The Debt Problem

Recently by Simon Black: Bankrupt Nations Try to Stop the Future From Happening, Fail

On the rare occasion that I’m bored, I like to watch 24-hour news television for entertainment. It’s hilarious watching the talking heads spin out of control in apoplectic fits when they’re essentially arguing the same point; they might be from different parties, but they’re merely battling over small details of the same government-sponsored solution.

Recently I caught one of these talking head financial experts on TV arguing about debt levels in the United States. He was saying that the US debt doesn’t matter all that much because the US government has so many assets to offset its debt.
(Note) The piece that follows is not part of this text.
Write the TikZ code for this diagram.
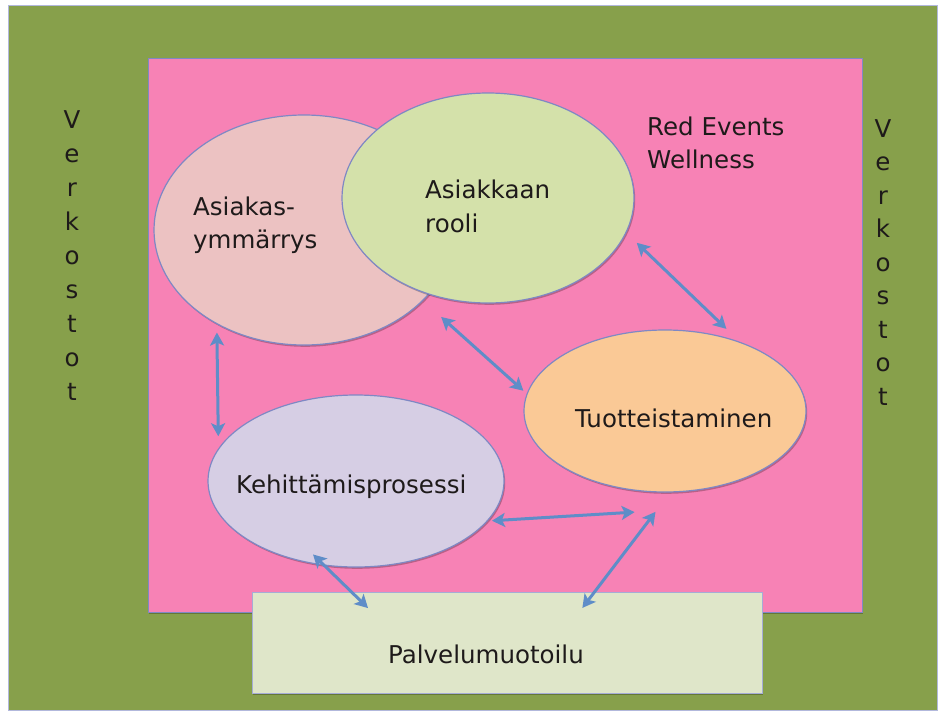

For example, he suggested that things like the highway system, national parks, and strategic petroleum reserve would more than offset America’s liabilities, so the looming national debt isn’t such a big deal after all.

He couldn’t have been more wrong.

The Government Accounting Office (GAO) puts out an annual financial report that looks and feels like corporate financial statements… of course, the US government doesn’t have to abide by the same accounting principles as the private sector, so they get to cheat quite a bit in overstating their position.

The most recent report is signed off by Tim Geithner and includes oodles of newspeak from the Ministry of Plenty about how dazzling their economic recovery measures have been. Needless to say, the numbers paint a different picture.

Even when you add up -all- of the assets, right down to every desk, chair, and lifeguard stand, and even if you throw in a healthy boost to the asset column to account for premiums in the market value for land and “gold” in Fort Knox, the government is still in the hole to the tune of over $10 trillion. It would take more than 300,000 years to count that high.

And yet, the fake recovery is vanishing, the dollar keeps falling against anything of real value, and the average guy on the street is realizing limited benefit for his share of the debt and inflation burdens. How is this possible?

I’ve often said that bureaucrats and politicians have an extremely limited playbook consisting of taxation, regulation, and inflation. These three ugly sisters of bureaucracy effectively serve to steal from people, make things more difficult for them, and rob them of their purchasing power… and yet they’re dressed up as solutions instead of problems.

Consider the case of Illinois – the state is completely insolvent and running out of cash quickly. It doesn’t have the luxury of printing its own currency, and is thus being forced to deal with its fiscal reality… much like Greece.